PROBLEM DETAILS: Begin with the first line and repeat exactly through the line containing "import plotly.graph_objects as go"; leave every image out.

SUPPLIED INFORMATION:
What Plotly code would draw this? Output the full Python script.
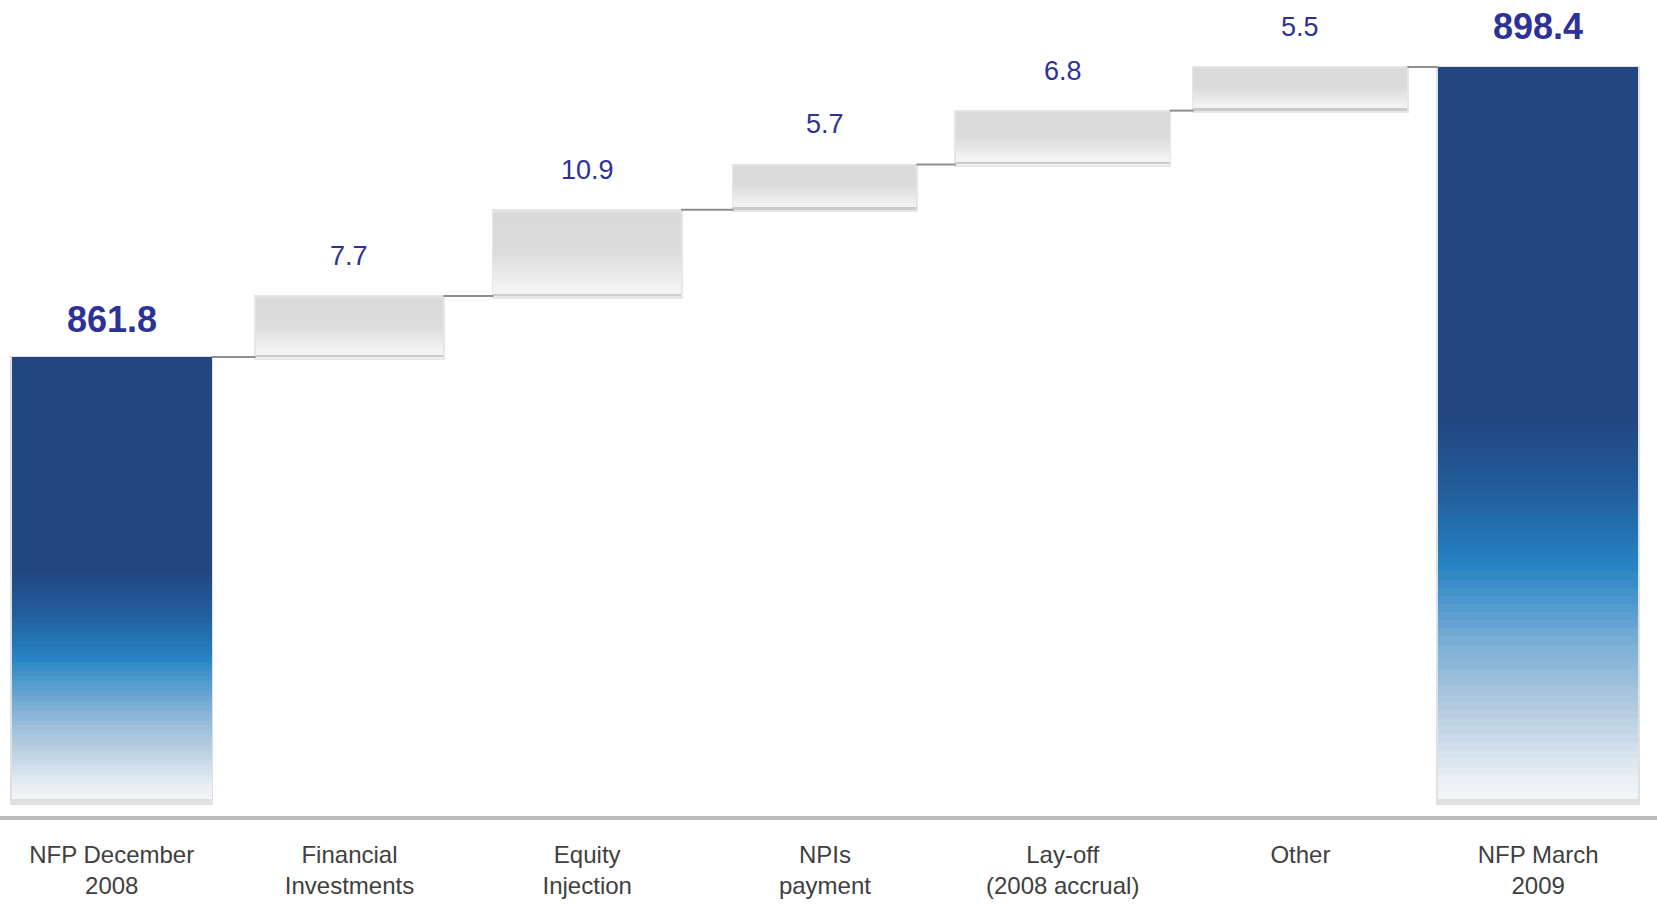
import plotly.graph_objects as go

# ---------------- data ----------------
categories = ["NFP December<br>2008", "Financial<br>Investments", "Equity<br>Injection",
              "NPIs<br>payment", "Lay-off<br>(2008 accrual)", "Other", "NFP March<br>2009"]
start_value = 861.8
deltas = [7.7, 10.9, 5.7, 6.8, 5.5]
end_value = 898.4
axis_floor = 806.0          # truncated value axis: visible bottom of the total bars

# ---------------- styles ----------------
total_width = 0.84
step_widths = [0.79, 0.79, 0.77, 0.9, 0.9]
label_color = "#2E3296"
font_family = "Liberation Sans, Arial, sans-serif"

def hex2rgb(h):
    h = h.lstrip("#")
    return tuple(int(h[i:i + 2], 16) for i in (0, 2, 4))

def interp(stops, f):
    for (f0, c0), (f1, c1) in zip(stops, stops[1:]):
        if f0 <= f <= f1:
            t = 0 if f1 == f0 else (f - f0) / (f1 - f0)
            a, b = hex2rgb(c0), hex2rgb(c1)
            return "rgb(%d,%d,%d)" % tuple(round(a[i] + (b[i] - a[i]) * t) for i in range(3))
    return "rgb(%d,%d,%d)" % hex2rgb(stops[-1][1] if f > stops[-1][0] else stops[0][1])

blue_stops = [(0.0, "#F3F6F9"), (0.03, "#E8EEF4"), (0.12, "#B5CDE1"), (0.2, "#84B3D8"),
              (0.32, "#2683C4"), (0.42, "#225E9C"), (0.52, "#22467F"), (1.0, "#22467F")]
gray_stops = [(0.0, "#F5F5F5"), (0.12, "#F2F2F2"), (0.5, "#DCDCDC"), (0.95, "#DADADA"), (1.0, "#E4E4E4")]

# cumulative levels
levels = [start_value]
for d in deltas:
    levels.append(round(levels[-1] + d, 1))

fig = go.Figure()

def bar(x, base, y, width, color):
    fig.add_trace(go.Bar(x=x, base=base, y=y, width=width, marker=dict(color=color, line=dict(width=0)),
                         hoverinfo="skip", showlegend=False))

# ---- total bars (first and last) ----
tot_x = [0, len(categories) - 1]
tot_vals = [start_value, end_value]
tot_h = [v - axis_floor for v in tot_vals]
bar(tot_x, [axis_floor - 0.8] * 2, [h + 0.95 for h in tot_h], [total_width + 0.016] * 2, "#E0E0E0")
N = 90
for k in range(N):
    frac = 1 - k / N
    col = interp(blue_stops, frac - 0.5 / N)
    bar(tot_x, [axis_floor] * 2, [h * frac for h in tot_h], [total_width] * 2, col)

# ---- step boxes ----
st_x = list(range(1, len(deltas) + 1))
st_base = levels[:-1]
bar(st_x, [b - 0.35 for b in st_base], [d + 0.45 for d in deltas], [w + 0.014 for w in step_widths], "#E6E6E6")
M = 40
for k in range(M):
    frac = 1 - k / M
    col = interp(gray_stops, frac - 0.5 / M)
    bar(st_x, st_base, [d * frac for d in deltas], step_widths, col)
bar(st_x, st_base, [0.28] * len(deltas), step_widths, "#CACACA")

# ---- connectors ----
widths_all = [total_width] + step_widths + [total_width]
for i, lvl in enumerate(levels):
    x0 = i + widths_all[i] / 2
    x1 = i + 1 - widths_all[i + 1] / 2
    fig.add_trace(go.Scatter(x=[x0, x1], y=[lvl, lvl], mode="lines",
                             line=dict(color="#8E8E8E", width=2), hoverinfo="skip", showlegend=False))

# ---- value labels ----
fig.add_annotation(x=0, y=start_value, text=f"{start_value:.1f}", showarrow=False, yshift=38,
                   font=dict(size=36, color=label_color, family=font_family, weight="bold"))
fig.add_annotation(x=len(categories) - 1, y=end_value, text=f"{end_value:.1f}", showarrow=False, yshift=41,
                   font=dict(size=36, color=label_color, family=font_family, weight="bold"))
for i, d in enumerate(deltas):
    fig.add_annotation(x=i + 1, y=levels[i + 1], text=f"{d:.1f}", showarrow=False, yshift=40,
                       font=dict(size=27, color=label_color, family=font_family))

fig.update_layout(
    width=1657, height=904,
    margin=dict(l=0, r=0, t=0, b=88),
    paper_bgcolor="white", plot_bgcolor="white",
    barmode="overlay", bargap=0,
    showlegend=False,
    xaxis=dict(range=[-0.47, 6.5], tickvals=list(range(len(categories))), ticktext=categories,
               showline=True, linecolor="#BEBEBE", linewidth=4, showgrid=False, zeroline=False,
               ticks="", ticklabelstandoff=14,
               tickfont=dict(size=24, color="#404040", family=font_family)),
    yaxis=dict(range=[803.87, 906.86], visible=False, showgrid=False, zeroline=False),
)

fig.write_html("out.html")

RESPONSE:
What Plotly code would draw this? Output the full Python script.
import plotly.graph_objects as go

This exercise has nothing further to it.